The promise of digital centers around just how measurable everything is.
A marketer can go into an analytics platform and instantly see impressions, clicks, and spend by different audiences, times, and creative treatments. With on-site tracking, they can measure performance down to the individual marketing channel. The operations team is able to see how order volume changes during sales and by time of day. Finance departments can tie back every cent of revenue and cost directly to its source.
In theory, this data makes it easier to run an effective business. The marketing team can optimize around the best performing tactics, operations can forecast and plan for labor spikes, and finance has a clear view over how all of this impacts the company’s profitability. More conversions are good, less spend is good, on-time orders are good, and this is where most of our revenue comes from.
Digital platforms have become more sophisticated. The amount of data they collect and can report on has increased exponentially. This has been celebrated by many people in the business world. We agree — having that data available to a business is great. But companies should be diligent in how they consume data.
Many in business are under the impression more data is better. It can be tempting to want to see every piece of data available on a real-time basis. But we have found that this tends to lead to analysis paralysis rather than the expected rush of brilliant insights. You end up spending too much time on why two metrics are moving in opposite directions, or wondering whether the strength of one metric is the cause or effect of a second.
Over time we’ve found the magic number tends to be five.
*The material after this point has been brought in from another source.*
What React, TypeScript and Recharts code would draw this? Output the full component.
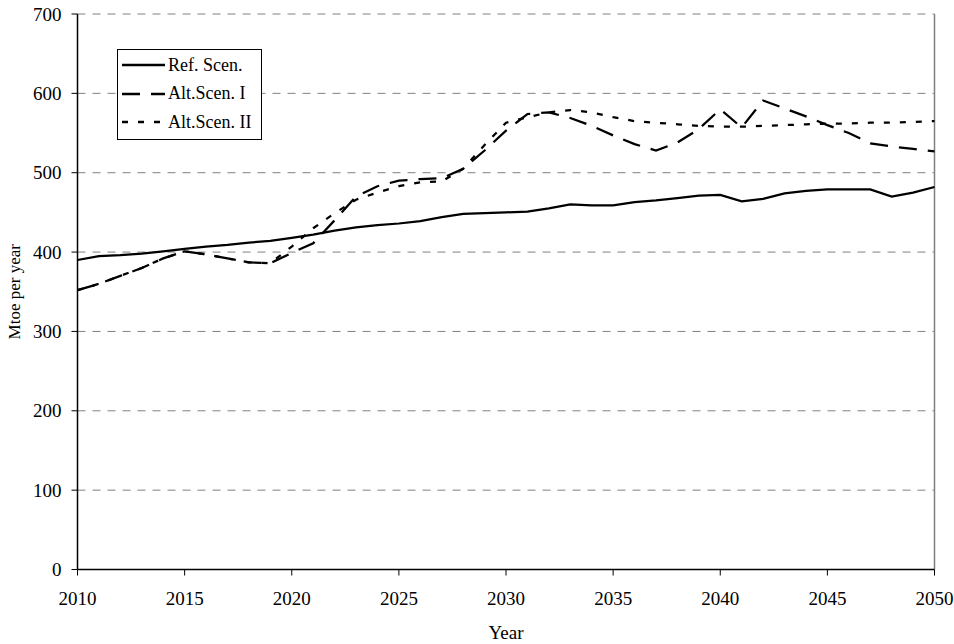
import React from "react";
import {
  LineChart,
  Line,
  XAxis,
  YAxis,
  CartesianGrid,
  Legend,
  ReferenceLine,
  Label,
} from "recharts";

const years = [
  2010, 2011, 2012, 2013, 2014, 2015, 2016, 2017, 2018, 2019, 2020, 2021, 2022,
  2023, 2024, 2025, 2026, 2027, 2028, 2029, 2030, 2031, 2032, 2033, 2034, 2035,
  2036, 2037, 2038, 2039, 2040, 2041, 2042, 2043, 2044, 2045, 2046, 2047, 2048,
  2049, 2050,
];

const refScen = [
  390, 395, 396, 398, 401, 404, 407, 409, 412, 414, 418, 422, 427, 431, 434,
  436, 439, 444, 448, 449, 450, 451, 455, 460, 459, 459, 463, 465, 468, 471,
  472, 464, 467, 474, 477, 479, 479, 479, 470, 475, 482,
];

const altScen1 = [
  352, 360, 370, 380, 392, 401, 397, 392, 387, 386, 399, 411, 440, 470, 483,
  490, 492, 493, 505, 528, 553, 574, 576, 569, 559, 547, 536, 528, 538, 555,
  580, 557, 591, 581, 571, 560, 550, 537, 533, 530, 527,
];

const altScen2 = [
  352, 360, 370, 380, 392, 401, 397, 392, 387, 386, 407, 430, 449, 466, 475,
  483, 488, 489, 505, 535, 563, 570, 576, 579, 576, 570, 565, 563, 561, 559,
  558, 558, 559, 560, 561, 562, 562, 563, 563, 564, 565,
];

const xTicks = [2010, 2015, 2020, 2025, 2030, 2035, 2040, 2045, 2050];
const yTicks = [0, 100, 200, 300, 400, 500, 600, 700];

const seriesKeys = ["ref", "alt1", "alt2"];
const seriesNames = ["Ref. Scen.", "Alt.Scen. I", "Alt.Scen. II"];

const data = years.map((year, i) => ({
  year,
  ref: refScen[i],
  alt1: altScen1[i],
  alt2: altScen2[i],
}));

const font = "'Liberation Serif', 'Times New Roman', serif";

const dashes: Record<string, string | undefined> = {
  ref: undefined,
  alt1: "18 11",
  alt2: "6 10",
};

const XTick = (props: any) => {
  const { x, y, payload } = props;
  return (
    <text
      x={x}
      y={y}
      dy="0.75em"
      textAnchor="middle"
      fontFamily={font}
      fontSize={19}
      fill="#000"
    >
      {payload.value}
    </text>
  );
};

const YTick = (props: any) => {
  const { x, y, payload } = props;
  return (
    <text
      x={x}
      y={y}
      dy="0.35em"
      textAnchor="end"
      fontFamily={font}
      fontSize={19}
      fill="#000"
    >
      {payload.value}
    </text>
  );
};

// legend drawn in series order (recharts sorts payload by name otherwise)
const renderLegend = () => (
  <div
    style={{
      border: "1px solid #000",
      background: "#fff",
      padding: "1px 10px 2px 4px",
      fontFamily: font,
      fontSize: 18,
      color: "#000",
    }}
  >
    {seriesKeys.map((key, i) => (
      <div
        key={key}
        style={{ display: "flex", alignItems: "center", height: 28.5 }}
      >
        <svg width={43} height={6} style={{ display: "block" }}>
          <line
            x1={0}
            y1={3}
            x2={43}
            y2={3}
            stroke="#000"
            strokeWidth={2.5}
            strokeDasharray={dashes[key]}
          />
        </svg>
        <span style={{ marginLeft: 3, whiteSpace: "nowrap" }}>
          {seriesNames[i]}
        </span>
      </div>
    ))}
  </div>
);

export default function App() {
  return (
    <div
      style={{
        position: "absolute",
        left: 0,
        top: 0,
        width: 954,
        height: 644,
        background: "#fff",
        fontFamily: font,
      }}
    >
      <LineChart
        width={954}
        height={644}
        data={data}
        margin={{ top: 14, right: 19.5, bottom: 14.5, left: 17.5 }}
      >
        <CartesianGrid
          vertical={false}
          stroke="#808080"
          strokeDasharray="8 7"
        />
        <XAxis
          dataKey="year"
          type="number"
          domain={[2010, 2050]}
          ticks={xTicks}
          interval={0}
          height={60}
          tickSize={6}
          tickMargin={15}
          axisLine={{ stroke: "#000", strokeWidth: 1.5 }}
          tickLine={{ stroke: "#000" }}
          tick={<XTick />}
        >
          <Label
            content={(p: any) => {
              const vb = p.viewBox || {};
              return (
                <text
                  x={vb.x + vb.width / 2}
                  y={632}
                  textAnchor="middle"
                  dominantBaseline="central"
                  fontFamily={font}
                  fontSize={19}
                  fill="#000"
                >
                  Year
                </text>
              );
            }}
          />
        </XAxis>
        <YAxis
          type="number"
          domain={[0, 700]}
          ticks={yTicks}
          interval={0}
          width={60}
          tickSize={6}
          tickMargin={10}
          axisLine={{ stroke: "#000", strokeWidth: 1.5 }}
          tickLine={{ stroke: "#000" }}
          tick={<YTick />}
        >
          <Label
            content={(p: any) => {
              const vb = p.viewBox || {};
              const cy = vb.y + vb.height / 2;
              return (
                <text
                  x={14}
                  y={cy}
                  textAnchor="middle"
                  dominantBaseline="central"
                  transform={`rotate(-90, 14, ${cy})`}
                  fontFamily={font}
                  fontSize={17}
                  fill="#000"
                >
                  Mtoe per year
                </text>
              );
            }}
          />
        </YAxis>
        <ReferenceLine x={2050} stroke="#808080" strokeWidth={1.5} />
        <Legend
          layout="vertical"
          align="center"
          verticalAlign="middle"
          content={renderLegend}
          wrapperStyle={{ left: 117, top: 49, width: "auto", height: "auto" }}
        />
        <Line
          type="linear"
          dataKey="ref"
          name={seriesNames[0]}
          stroke="#000"
          strokeWidth={2.25}
          dot={false}
          isAnimationActive={false}
        />
        <Line
          type="linear"
          dataKey="alt1"
          name={seriesNames[1]}
          stroke="#000"
          strokeWidth={2.25}
          strokeDasharray={dashes.alt1}
          dot={false}
          isAnimationActive={false}
        />
        <Line
          type="linear"
          dataKey="alt2"
          name={seriesNames[2]}
          stroke="#000"
          strokeWidth={2.25}
          strokeDasharray={dashes.alt2}
          dot={false}
          isAnimationActive={false}
        />
      </LineChart>
    </div>
  );
}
Every role in a company should have right around five metrics that she can look at to start the morning and understand how her part of the business is performing. More important than the exact number of metrics is how they are reported. A static number will always tell you less than a trending one, so you should be able to see how each metric has changed week-to-week, month-to-month, over the trailing eight weeks, or maybe even year-to-year. The exact timeline will depend on your business, but the sentiment remains the same.
This should not be confused with saying that only five metrics matter.
If one of the five metrics is moving in the wrong direction, then it deserves a deeper analysis to understand why that is happening. In our minds, one of the benefits of a small number of regular metrics comes from the fact that you can develop a clear set of next steps for each metric if it is underperforming. For instance, if the average order value is down then maybe we investigate changes to items per order or coupon usage or potentially the product mix in each cart. If cost per lead has gone up, we might dive into conversion rates and bounce rates at the landing page level.
Although digital marketing analytics continues to evolve at a breakneck pace, that doesn’t mean it’s necessary to constantly ingest and break down all that data. Focus your regular reporting on just five key performance indicators so you and your company can focus on what matters most.